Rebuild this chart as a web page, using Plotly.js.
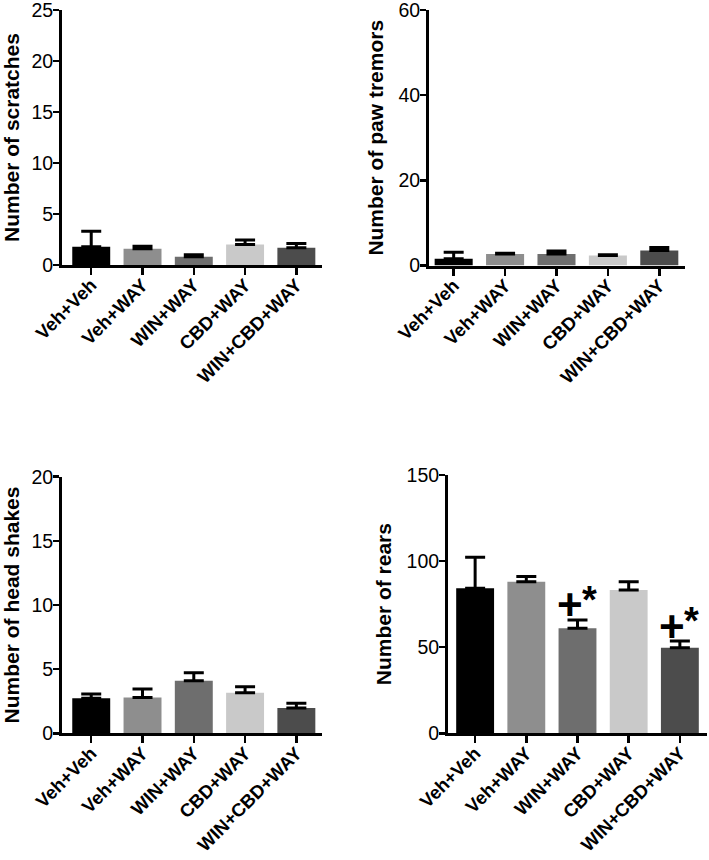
<!DOCTYPE html>
<html><head><meta charset="utf-8">
<script src="https://cdn.plot.ly/plotly-3.0.1.min.js"></script>
<style>html,body{margin:0;padding:0;background:#fff}</style>
</head><body><div id="chart" style="width:709px;height:860px"></div>
<script>
// ---- data ----
const groups = ['Veh+Veh', 'Veh+WAY', 'WIN+WAY', 'CBD+WAY', 'WIN+CBD+WAY'];
const barColors = ['#000000', '#8e8e8e', '#6e6e6e', '#c9c9c9', '#4c4c4c'];

const scratchMean = [1.8, 1.6, 0.8, 2.0, 1.7];
const scratchErr  = [1.5, 0.25, 0.2, 0.45, 0.4];

const tremorMean = [1.6, 2.7, 2.7, 2.35, 3.5];
const tremorErr  = [1.5, 0.2, 0.7, 0.15, 0.7];

const shakeMean = [2.73, 2.8, 4.1, 3.17, 1.97];
const shakeErr  = [0.33, 0.65, 0.62, 0.46, 0.37];

const rearMean = [84.2, 88, 61, 83.2, 49.7];
const rearErr  = [18, 3, 4.8, 4.8, 3.9];

const rearSig = ['WIN+WAY', 'WIN+CBD+WAY'];

// ---- styling ----
const FONT = 'Arial, "Liberation Sans", sans-serif';

function barTrace(mean, err, xa, ya) {
  return {
    type: 'bar', x: groups, y: mean,
    xaxis: xa, yaxis: ya,
    width: 0.74,
    marker: {color: barColors, line: {width: 0}},
    error_y: {type: 'data', symmetric: false, array: err,
              arrayminus: err.map(() => 0),
              color: '#000', thickness: 3, width: 10},
    hoverinfo: 'skip'
  };
}

function xAxis(domain, range, anchor) {
  return {
    domain: domain, range: range, anchor: anchor,
    showline: true, linecolor: '#000', linewidth: 3,
    ticks: 'outside', ticklen: 7, tickwidth: 2.5, tickcolor: '#000',
    tickangle: -45, showgrid: false, zeroline: false,
    ticklabeloverflow: 'allow', ticklabelstandoff: -8,
    tickfont: {family: FONT, size: 18.5, color: '#000', weight: 700},
    fixedrange: true
  };
}

function yAxis(domain, range, dtick, title, anchor) {
  return {
    domain: domain, range: range, dtick: dtick, anchor: anchor,
    showline: true, linecolor: '#000', linewidth: 3,
    ticks: 'outside', ticklen: 6, tickwidth: 2.5, tickcolor: '#000',
    showgrid: false, zeroline: false,
    ticklabeloverflow: 'allow', ticklabelstandoff: -4,
    tickfont: {family: FONT, size: 19.5, color: '#000'},
    title: {text: title, standoff: 10,
            font: {family: FONT, size: 21, color: '#000', weight: 700}},
    fixedrange: true
  };
}

const data = [
  barTrace(scratchMean, scratchErr, 'x', 'y'),
  barTrace(tremorMean, tremorErr, 'x2', 'y2'),
  barTrace(shakeMean, shakeErr, 'x3', 'y3'),
  barTrace(rearMean, rearErr, 'x4', 'y4')
];

const W = 709, H = 860;
const px = (a, b) => [a / W, b / W];
const py = (top, bottom) => [1 - bottom / H, 1 - top / H];

const annotations = [];
rearSig.forEach(g => {
  const i = groups.indexOf(g);
  const top = rearMean[i] + rearErr[i];
  annotations.push({
    xref: 'x4', yref: 'y4', x: g, y: top, text: '+',
    showarrow: false, xanchor: 'center', yanchor: 'middle',
    xshift: -8, yshift: 15,
    font: {family: FONT, size: 44, color: '#000', weight: 700}
  });
  annotations.push({
    xref: 'x4', yref: 'y4', x: g, y: top, text: '*',
    showarrow: false, xanchor: 'center', yanchor: 'middle',
    xshift: 12, yshift: 20,
    font: {family: FONT, size: 38, color: '#000', weight: 700}
  });
});

const layout = {
  width: W, height: H,
  margin: {l: 0, r: 0, t: 0, b: 0},
  paper_bgcolor: '#fff', plot_bgcolor: '#fff',
  showlegend: false,
  xaxis:  xAxis(px(62, 322), [-0.57, 4.5], 'y'),
  yaxis:  yAxis(py(10, 265), [0, 25], 5, 'Number of scratches', 'x'),
  xaxis2: xAxis(px(429, 685), [-0.48, 4.5], 'y2'),
  yaxis2: yAxis(py(10, 265.5), [0, 60], 20, 'Number of paw tremors', 'x2'),
  xaxis3: xAxis(px(62, 322), [-0.57, 4.5], 'y3'),
  yaxis3: yAxis(py(476.7, 733.3), [0, 20], 5, 'Number of head shakes', 'x3'),
  xaxis4: xAxis(px(448, 707), [-0.53, 4.53], 'y4'),
  yaxis4: yAxis(py(475, 733.3), [0, 150], 50, 'Number of rears', 'x4'),
  annotations: annotations
};

Plotly.newPlot('chart', data, layout, {staticPlot: true, displayModeBar: false});
</script>
</body></html>
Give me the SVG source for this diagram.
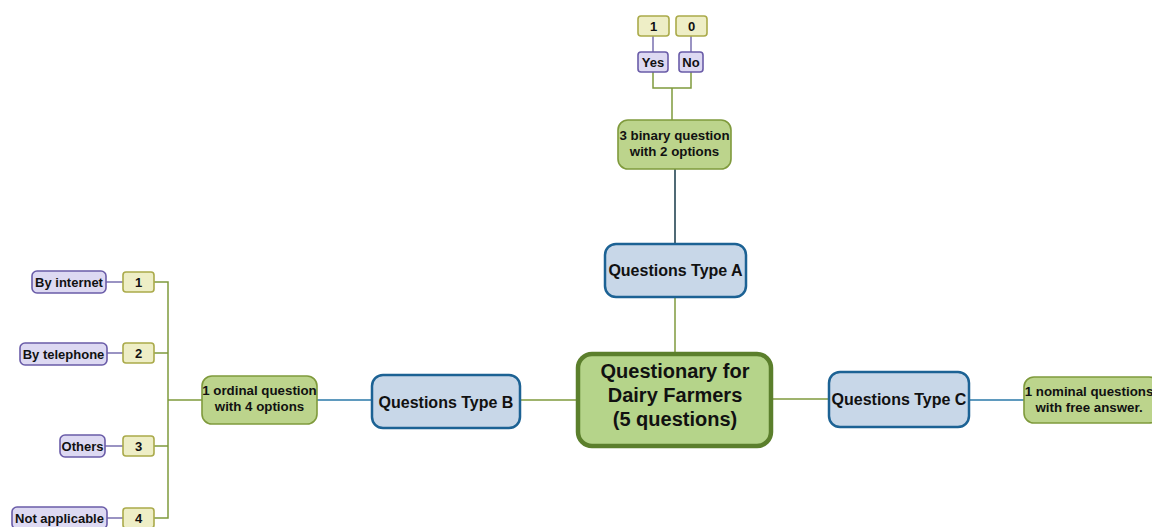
<svg xmlns="http://www.w3.org/2000/svg" width="1152" height="527" viewBox="0 0 1152 527">
<style>
text{font-family:"Liberation Sans",Arial,sans-serif;font-weight:bold;fill:#111;text-anchor:middle}
.q{fill:#c8d7e8;stroke:#1c6294;stroke-width:2.5}
.g{fill:#bcd48c;stroke:#7f9a3c;stroke-width:1.6}
.p{fill:#ddd9f2;stroke:#6a5ca8;stroke-width:1.6}
.n{fill:#eeeec6;stroke:#aaaa4a;stroke-width:1.6}
.lo{stroke:#7f9a3c;stroke-width:1.5;fill:none}
.lb{stroke:#2a78a8;stroke-width:1.5;fill:none}
.lp{stroke:#7a70b0;stroke-width:1.5;fill:none}
.ld{stroke:#3d5a66;stroke-width:1.8;fill:none}
.t15{font-size:16px}
.t12{font-size:13.3px}
.t11{font-size:13px}
</style>
<g id="connectors">
<path class="lp" d="M653 36V52M691 36V52"/>
<path class="lo" d="M653 72V88H691V72M672 88V120"/>
<path class="ld" d="M675 169V244"/>
<path class="lo" d="M675 297V354"/>
<path class="lo" d="M520 400H578"/>
<path class="lb" d="M317 400H372"/>
<path class="lo" d="M202 400H168M154 282H168V518H154M154 353H168M154 446H168"/>
<path class="lp" d="M106 282H123M107 353H123M105 446H123M107 518H123"/>
<path class="lo" d="M771 399H829"/>
<path class="lb" d="M969 400H1024"/>
</g>
<g id="center"><rect x="578" y="354" width="193" height="92" rx="14" fill="#b5d48a" stroke="#5b7f2c" stroke-width="4.5"/>
<text x="675" y="378" font-size="20">Questionary for</text><text x="675" y="402" font-size="20">Dairy Farmers</text><text x="675" y="426" font-size="20">(5 questions)</text></g>
<g id="typeA"><rect class="q" x="605" y="244" width="141" height="53" rx="11"/><text class="t15" x="675.5" y="276">Questions Type A</text></g>
<g id="typeB"><rect class="q" x="372" y="375" width="148" height="53" rx="11"/><text class="t15" x="446" y="408">Questions Type B</text></g>
<g id="typeC"><rect class="q" x="829" y="372" width="140" height="55" rx="11"/><text class="t15" x="899" y="405">Questions Type C</text></g>
<g id="binary"><rect class="g" x="618" y="120" width="113" height="49" rx="10"/><text class="t12" x="674.5" y="140">3 binary question</text><text class="t12" x="674.5" y="156">with 2 options</text></g>
<g id="yes"><rect class="p" x="638" y="52" width="30" height="20" rx="3"/><text class="t11" x="653" y="66.5">Yes</text></g>
<g id="no"><rect class="p" x="679" y="52" width="24" height="20" rx="3"/><text class="t11" x="691" y="66.5">No</text></g>
<g id="v1"><rect class="n" x="638" y="16" width="31" height="20" rx="3"/><text class="t11" x="653.5" y="30.5">1</text></g>
<g id="v0"><rect class="n" x="676" y="16" width="31" height="20" rx="3"/><text class="t11" x="691.5" y="30.5">0</text></g>
<g id="ordinal"><rect class="g" x="202" y="376" width="115" height="48" rx="10"/><text class="t12" x="259.5" y="395">1 ordinal question</text><text class="t12" x="259.5" y="411">with 4 options</text></g>
<g id="n1"><rect class="n" x="123" y="272" width="31" height="20" rx="3"/><text class="t11" x="138.5" y="286.5">1</text></g>
<g id="n2"><rect class="n" x="123" y="343" width="31" height="20" rx="3"/><text class="t11" x="138.5" y="357.5">2</text></g>
<g id="n3"><rect class="n" x="123" y="436" width="31" height="20" rx="3"/><text class="t11" x="138.5" y="450.5">3</text></g>
<g id="n4"><rect class="n" x="123" y="508" width="31" height="20" rx="3"/><text class="t11" x="138.5" y="522.5">4</text></g>
<g id="internet"><rect class="p" x="32" y="271" width="74" height="22" rx="5"/><text class="t11" x="69" y="286.5">By internet</text></g>
<g id="telephone"><rect class="p" x="20" y="343" width="87" height="22" rx="5"/><text class="t11" x="63.5" y="358.5">By telephone</text></g>
<g id="others"><rect class="p" x="60" y="435" width="45" height="22" rx="5"/><text class="t11" x="82.5" y="450.5">Others</text></g>
<g id="notapplicable"><rect class="p" x="12" y="507" width="95" height="22" rx="5"/><text class="t11" x="59.5" y="522.5">Not applicable</text></g>
<g id="nominal"><rect class="g" x="1024" y="377" width="135" height="46" rx="10"/><text class="t12" x="1089" y="396">1 nominal questions</text><text class="t12" x="1089" y="412">with free answer.</text></g>
</svg>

____

What is needed
Emit the lines of the material exactly, from its first line to the line containing "['#000000', '#8e8e8e', '#6e6e6e', '#c9c9c9', '#4c4c4c'];", inclusive; leave every picture out.

Task result
Rebuild this chart as a web page, using Plotly.js.
<!DOCTYPE html>
<html><head><meta charset="utf-8">
<script src="https://cdn.plot.ly/plotly-3.0.1.min.js"></script>
<style>html,body{margin:0;padding:0;background:#fff}</style>
</head><body><div id="chart" style="width:709px;height:860px"></div>
<script>
// ---- data ----
const groups = ['Veh+Veh', 'Veh+WAY', 'WIN+WAY', 'CBD+WAY', 'WIN+CBD+WAY'];
const barColors = ['#000000', '#8e8e8e', '#6e6e6e', '#c9c9c9', '#4c4c4c'];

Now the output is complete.